Margaret Shepherd’s calligraphy, now on view at the Wellfleet Public Library through Nov. 3, looks like it was created with ease. The lines of text, which are taken from the Song of Songs — the book of the Old Testament known for its sensuality — flow gracefully across the 45 works, often coalescing into images or geometric designs.
Shepherd’s process is more arduous than it looks. “I have to grind away at it,” she says. “Each one of these probably took at least 25 rough drafts.”
Shepherd works in a studio in Boston and lives part of the year in a cottage on Gull Pond in Wellfleet. She’s pleased that the final result of her labors looks effortless. “I’m like an actor delivering the lines,” she says. “I want the person not to look at me but to listen to the performance.”
This project had been percolating in Shepherd’s mind for a couple of decades. She first lettered a passage from the Song of Songs for a friend’s wedding and thought a larger project would have potential: the book’s poetic account of the relationship between a young woman and her lover, for example, would be great material for works on the theme of romantic love. But she found English translations from the original Hebrew a stumbling block.
A Sunday-school class introduced Shepherd to the text as a teenager, but she says the biblical language kept her “at arm’s length from the human feelings.” Later, as an adult trying to work with the text, she encountered similar problems with language, which led her on a journey into Biblical translation. Working with an online resource that allowed her to compare more than fifty English translations, she ended up choosing more than a dozen sources from which to work.
The images at the library, also compiled in her book Song of Songs: The Bible’s Great Love Poems in Calligraphy, include the entire text of Song of Songs from a variety of translations that prioritize clarity over archaic language. She hopes that her design is similarly accessible.
“The viewer should be able to read it aloud and not worry about the design at all,” says Shepherd, and although she references the history of calligraphy from medieval illuminated manuscripts to art deco typography, she says she’s not “aiming for a historical look. I had to really guard against that. People always love to see something they can identify from a certain period.”
Despite Shepherd’s reservations about approaching the work with an eye toward history, one can’t help admiring her use of modernist aesthetics in the large, blocky letters from an image titled II: 8-9 (the titles correspond to the chapter and verses of the text). Once the viewer gets beyond the initial stylistic intrigue, it’s apparent that an engagement with the thematic content of the passage is what motivates Shepherd’s approach to lettering and imagery. Form and content merge seamlessly.
Her content is the text taken from scripture: “My beloved is as a stag or a young gazelle; when he lingers outside my window, I can feel his gaze on me through gaps in the lattice.” In her book, she comments on the text in each image and describes her decision-making behind each form. Here, the vertical strips of text evoke the form of lattice and she describes the “O”s scattered throughout the text as “stylized knotholes.”

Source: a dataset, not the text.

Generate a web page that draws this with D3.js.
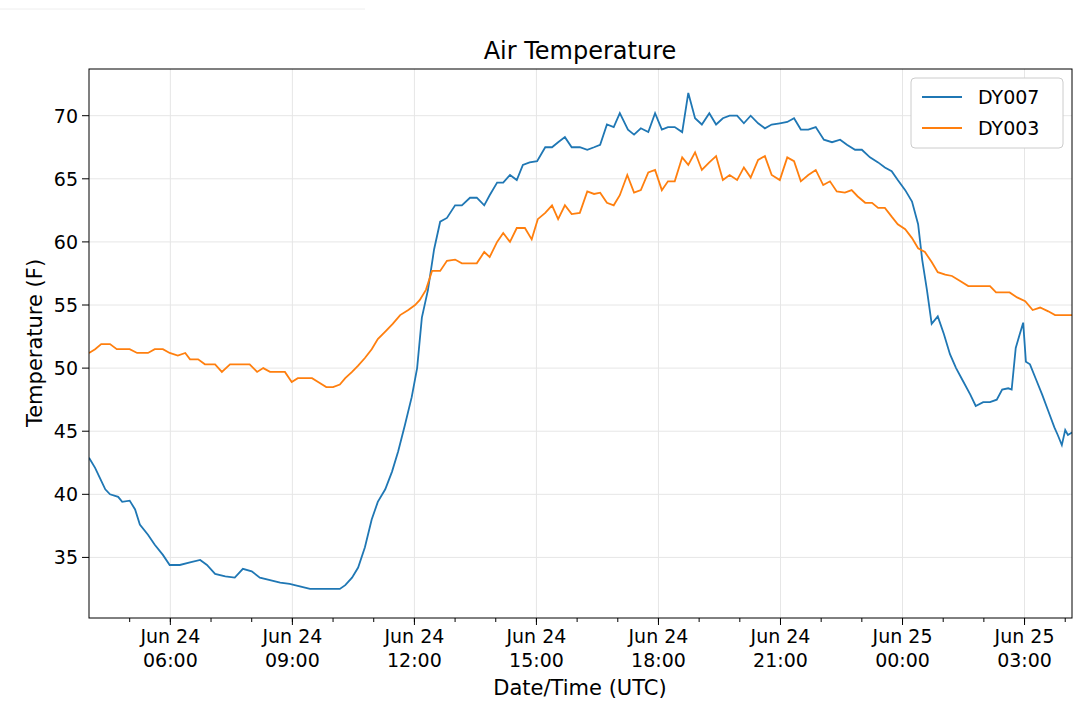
<!DOCTYPE html>
<html><head><meta charset="utf-8">
<script src="https://cdn.jsdelivr.net/npm/d3@7"></script>
<style>body{margin:0;background:#fff}svg{font-family:"DejaVu Sans",sans-serif}</style>
</head><body><svg id="c" width="1080" height="714"></svg>
<script>
// minutes since 2019-06-24 04:00 UTC
const dy007Min=[0,9,16,24,31,43,49,60,68,75,87,97,109,119,134,149,164,174,186,201,215,227,240,252,267,282,296,311,326,341,355,370,378,388,397,407,417,426,437,447,456,466,476,484,491,500,509,518,528,540,550,562,572,583,591,602,611,621,631,640,650,661,673,683,692,702,712,724,735,745,754,764,774,783,795,804,814,825,835,845,854,864,875,884,894,904,915,925,935,945,956,966,976,987,997,1007,1019,1030,1040,1050,1061,1072,1084,1096,1108,1118,1130,1140,1152,1164,1174,1184,1193,1204,1214,1223,1229,1236,1243,1252,1261,1270,1279,1288,1300,1308,1319,1329,1339,1347,1356,1361,1367,1373,1378,1382,1388,1397,1406,1415,1424,1429,1435,1440,1444,1450];
const dy007Val=[42.9,42.1,41.3,40.4,40.0,39.8,39.4,39.5,38.8,37.6,36.8,36.0,35.2,34.4,34.4,34.6,34.8,34.4,33.7,33.5,33.4,34.1,33.9,33.4,33.2,33.0,32.9,32.7,32.5,32.5,32.5,32.5,32.8,33.4,34.2,35.8,38.0,39.4,40.4,41.8,43.4,45.5,47.7,50.0,54.0,56.2,59.4,61.6,61.9,62.9,62.9,63.5,63.5,62.9,63.7,64.7,64.7,65.3,64.9,66.1,66.3,66.4,67.5,67.5,67.9,68.3,67.5,67.5,67.3,67.5,67.7,69.3,69.1,70.2,68.9,68.5,69.0,68.7,70.2,68.9,69.1,69.1,68.7,71.8,69.8,69.3,70.2,69.3,69.8,70.0,70.0,69.4,70.0,69.4,69.0,69.3,69.4,69.5,69.8,68.9,68.9,69.1,68.1,67.9,68.1,67.7,67.3,67.3,66.7,66.3,65.9,65.6,64.9,64.1,63.2,61.4,58.6,56.2,53.5,54.1,52.7,51.1,50.0,49.1,47.9,47.0,47.3,47.3,47.5,48.3,48.4,48.3,51.6,52.7,53.6,50.5,50.3,49.1,47.9,46.6,45.3,44.7,43.9,45.1,44.7,44.9];
const dy003Min=[0,9,18,31,41,60,71,87,97,109,119,131,142,149,161,171,186,196,208,237,248,257,267,289,299,308,329,338,350,360,370,378,388,397,407,417,426,437,448,459,471,481,488,497,506,518,528,540,550,572,583,591,602,611,621,631,643,653,662,673,683,692,702,712,724,735,745,754,764,774,783,794,804,814,825,835,845,854,864,875,884,894,904,915,925,935,945,956,966,976,987,997,1007,1019,1030,1040,1050,1061,1072,1083,1093,1103,1115,1125,1134,1145,1155,1164,1174,1184,1193,1204,1214,1223,1233,1243,1252,1263,1273,1285,1297,1329,1338,1358,1369,1381,1392,1403,1415,1425,1450];
const dy003Val=[51.2,51.5,51.9,51.9,51.5,51.5,51.2,51.2,51.5,51.5,51.2,51.0,51.2,50.7,50.7,50.3,50.3,49.7,50.3,50.3,49.7,50.0,49.7,49.7,48.9,49.2,49.2,48.9,48.5,48.5,48.7,49.2,49.7,50.2,50.8,51.5,52.3,52.9,53.5,54.2,54.6,55.0,55.4,56.2,57.7,57.7,58.5,58.6,58.3,58.3,59.2,58.8,60.0,60.7,60.0,61.1,61.1,60.2,61.8,62.3,62.9,61.8,62.9,62.2,62.3,64.0,63.8,63.9,63.1,62.9,63.7,65.3,63.9,64.1,65.5,65.7,64.1,64.8,64.8,66.7,66.1,67.1,65.7,66.3,66.8,64.9,65.3,64.9,65.9,65.1,66.5,66.8,65.3,64.9,66.7,66.4,64.8,65.3,65.7,64.5,64.8,64.0,63.9,64.1,63.6,63.1,63.1,62.7,62.7,62.0,61.4,61.0,60.3,59.5,59.2,58.4,57.6,57.4,57.3,56.9,56.5,56.5,56.0,56.0,55.6,55.3,54.6,54.8,54.5,54.2,54.2];
const yTicks=[35,40,45,50,55,60,65,70];
const seriesNames=["DY007","DY003"];
const colors=["#1f77b4","#ff7f0e"];

const t0=Date.UTC(2019,5,24,4,0);
const toDate=m=>new Date(t0+m*60000);
const svg=d3.select("#c");
const L=89,R=1072,T=69,B=618;
const x=d3.scaleUtc().domain([toDate(0),toDate(1450)]).range([L,R]);
const y=d3.scaleLinear().domain([30.2,73.7]).range([B,T]);

svg.append("line").attr("x1",0).attr("x2",365).attr("y1",9).attr("y2",9).attr("stroke","#eee");

const major=d3.range(6,29,3).map(h=>new Date(Date.UTC(2019,5,24,h)));
const minor=d3.range(5,29).map(h=>new Date(Date.UTC(2019,5,24,h)));
const g=svg.append("g");
g.selectAll(".vg").data(major).enter().append("line").attr("x1",d=>x(d)).attr("x2",d=>x(d)).attr("y1",T).attr("y2",B).attr("stroke","#e6e6e6");
g.selectAll(".hg").data(yTicks).enter().append("line").attr("x1",L).attr("x2",R).attr("y1",d=>y(d)).attr("y2",d=>y(d)).attr("stroke","#e6e6e6");

const line=d3.line().x(d=>x(toDate(d[0]))).y(d=>y(d[1]));
const data=[d3.zip(dy007Min,dy007Val),d3.zip(dy003Min,dy003Val)];
svg.append("defs").append("clipPath").attr("id","cp").append("rect").attr("x",L).attr("y",T).attr("width",R-L).attr("height",B-T);
data.forEach((d,i)=>svg.append("path").datum(d).attr("d",line).attr("fill","none").attr("stroke",colors[i]).attr("stroke-width",1.8).attr("clip-path","url(#cp)"));

svg.append("rect").attr("x",L).attr("y",T).attr("width",R-L).attr("height",B-T).attr("fill","none").attr("stroke","#000").attr("stroke-width",1);

// x ticks
svg.selectAll(".mn").data(minor).enter().append("line").attr("x1",d=>x(d)).attr("x2",d=>x(d)).attr("y1",B).attr("y2",B+4).attr("stroke","#000");
svg.selectAll(".mj").data(major).enter().append("line").attr("x1",d=>x(d)).attr("x2",d=>x(d)).attr("y1",B).attr("y2",B+7).attr("stroke","#000");
const fd=d3.utcFormat("%b %d"),ft=d3.utcFormat("%H:%M");
const xt=svg.selectAll(".xl").data(major).enter().append("text").attr("text-anchor","middle").attr("font-size",19).attr("fill","#000");
xt.append("tspan").attr("x",d=>x(d)).attr("y",643).text(d=>fd(d));
xt.append("tspan").attr("x",d=>x(d)).attr("y",667).text(d=>ft(d));
// y ticks
svg.selectAll(".yt").data(yTicks).enter().append("line").attr("x1",L-7).attr("x2",L).attr("y1",d=>y(d)).attr("y2",d=>y(d)).attr("stroke","#000");
svg.selectAll(".yl").data(yTicks).enter().append("text").attr("x",L-11).attr("y",d=>y(d)+7).attr("text-anchor","end").attr("font-size",19).text(d=>d);

svg.append("text").attr("x",580).attr("y",59).attr("text-anchor","middle").attr("font-size",24).text("Air Temperature");
svg.append("text").attr("x",580).attr("y",695).attr("text-anchor","middle").attr("font-size",21).text("Date/Time (UTC)");
svg.append("text").attr("transform","translate(42,343) rotate(-90)").attr("text-anchor","middle").attr("font-size",21).text("Temperature (F)");

// legend
const lg=svg.append("g");
lg.append("rect").attr("x",911).attr("y",78).attr("width",152).attr("height",70).attr("rx",4).attr("fill","#fff").attr("stroke","#ccc");
seriesNames.forEach((n,i)=>{
 const yy=97+i*31;
 lg.append("line").attr("x1",922).attr("x2",962).attr("y1",yy).attr("y2",yy).attr("stroke",colors[i]).attr("stroke-width",2);
 lg.append("text").attr("x",978).attr("y",yy+7).attr("font-size",19).text(n);
});
</script></body></html>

“I filled their centers with soft yellow to imitate light shining behind a shutter,” she writes in her commentary.
In another image, I: 2-4, Shepherd draws the viewer’s attention to one portion of the text with oversized lettering reading “O My beloved, that you would kiss me with the kisses of your mouth!”
“I think of calligraphy as sequential,” says Shepherd. “A calligrapher has a lot of control over what you see first.” Smaller snippets of text, like the passage “Your name is a perfume poured out,” snake upward from the opening “O,” which is encased in an object that appears as a burning altar. The serpentine, rhythmic lines of words rising evoke the earthy sensuality in the book.
Shepherd attends a Unitarian church but doesn’t describe herself as a religious person. “This book is as close to secular as you can get,” she says. “There’s no mention of God, and Solomon’s name appears in three places, but it’s not about him or his words.”
She was intrigued by the young woman’s voice, which dominates the text and boldly proclaims her sexual desire. Throughout history, the book has been read as a reflection on love while also being understood as a metaphor for God’s relationship to Israel (a Jewish reading) or Christ’s relationship to the Church (a Christian reading).
Despite her longstanding connection to the text, Shepherd is ready to leave the Song of Songs behind.
“I’m so done with this project,” she says. In addition to the Wellfleet library exhibition, the work has been shown at Yale Divinity School and Sarah Lawrence College, where Shepherd first learned calligraphy as a student in the 1960s. “I had the right teacher at the right time,” she says. “It was a colossal fluke.”
She’s wrapping up her latest project, a book about American alphabets. “Book projects seem to be all I know how to do,” says Shepherd, who has created nearly two dozen books, including her introductory text Learn Calligraphy. She attributes her ability to teach others to her own struggles with calligraphy.
“I’m not very good at it naturally,” she says. “I’ve really had to work at it.”
The Bible’s Great Love Poems in Calligraphy
The event: A show of original letter art by Margaret Shepherd
The time: Through Nov. 3
The place: Wellfleet Public Library, 55 West Main St.